The risk is furthered by “rookie” mountaineers. Many guide companies accept mountaineers with a minimal experience for the lure of money. Some climbers have made an audacious attempt to scale the mountains despite their physical limitations, risking their and support staff’s lives. Others have sought a “luxurious” climb by paying for their way to the top.

Such climbers have to be filtered out beforehand. Multiple experiences in scaling other mountains of lesser heights should be a qualifying factor for any mountaineer to be permitted to climb mountains of 8,000+ meters altitude. This will ensure that mountaineering will continue to bring in revenue even as it reduces the pressure and chaos atop Sagarmatha and other mountains.

Then, there are ethical issues about the exploitation of Sherpas. They have limited social security and need to be paid more. Similarly, filtering out inexperienced climbers in advance would mitigate some risks for the Sherpas.

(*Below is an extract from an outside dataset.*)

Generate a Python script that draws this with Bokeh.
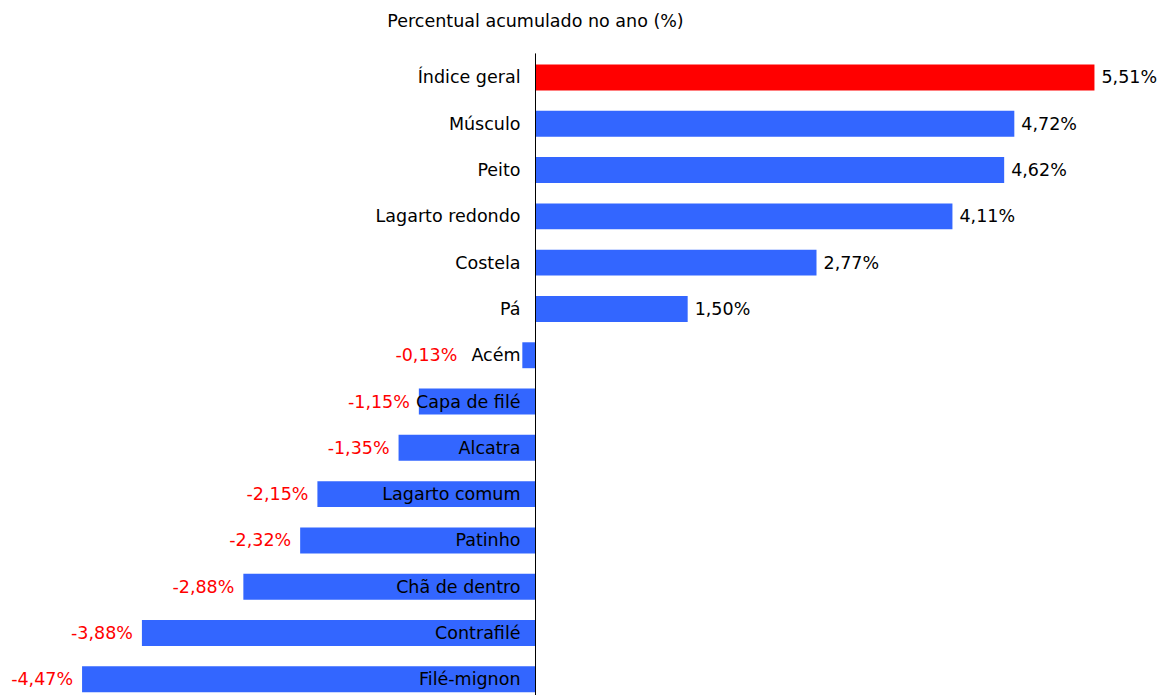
from bokeh.plotting import figure
from bokeh.models import Range1d, ColumnDataSource
from bokeh.core.properties import value
from bokeh.embed import file_html
from bokeh.resources import INLINE

title_text = "Percentual acumulado no ano (%)"
categories = ["Índice geral", "Músculo", "Peito", "Lagarto redondo", "Costela", "Pá",
              "Acém", "Capa de filé", "Alcatra", "Lagarto comum", "Patinho",
              "Chã de dentro", "Contrafilé", "Filé-mignon"]
values = [5.51, 4.72, 4.62, 4.11, 2.77, 1.50, -0.13, -1.15, -1.35, -2.15, -2.32, -2.88, -3.88, -4.47]

FONT = "DejaVu Sans"
FS = "17.5px"
ypos = [-i for i in range(len(categories))]
colors = ["#FF0000"] + ["#3366FF"] * (len(categories) - 1)
labels = [("%.2f" % v).replace(".", ",") + "%" for v in values]
lab_color = ["#000000" if v >= 0 else "#FF0000" for v in values]
lab_align = ["left" if v >= 0 else "right" for v in values]
# value labels of negative bars move left of the category label when the bar is short
overrides = {"Acém": -65}
lab_off = [7 if v >= 0 else overrides.get(c, -9) for c, v in zip(categories, values)]

src = ColumnDataSource(dict(y=ypos, v=values, cat=categories, color=colors,
                            lab=labels, labc=lab_color, laba=lab_align, labo=lab_off,
                            zero=[0] * len(values)))

p = figure(width=1160, height=695, output_backend="svg", toolbar_location=None,
           x_range=Range1d(-5.274, 6.161), y_range=Range1d(-13.35, 1.663),
           min_border=0, min_border_left=0, min_border_right=0,
           min_border_top=0, min_border_bottom=0)
p.axis.visible = False
p.grid.visible = False
p.outline_line_color = None
p.background_fill_color = "white"

p.hbar(y="y", left=0, right="v", height=0.56, color="color", line_color=None, source=src)
p.segment(x0=[0], y0=[0.52], x1=[0], y1=[-13.5], line_color="black", line_width=1)

p.text(x="zero", y="y", text="cat", x_offset=-15, text_align="right", text_baseline="middle",
       text_font=value(FONT), text_font_size=FS, text_color="#000000", source=src)
p.text(x="v", y="y", text="lab", x_offset="labo", text_align="laba", text_baseline="middle",
       text_font=value(FONT), text_font_size=FS, text_color="labc", source=src)
p.text(x=[0], y=[1.21], text=[title_text], text_align="center", text_baseline="middle",
       text_font=value(FONT), text_font_size=FS, text_color="#000000")

open("out.html", "w").write(file_html(p, INLINE))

Rescue efforts carry several ethically tricky issues. Rescuers face risks in such efforts, especially at higher altitudes. After a certain point, they must choose between attempting the rescue or saving their own lives (and potentially of other mountaineers).

In such cases, right and wrong are blurred, and the climbers/guides should be cut some slack. Such cases will test the mental fortitude of the climbers. After all, climbing Sagarmatha is the Everest of challenges, physically and mentally.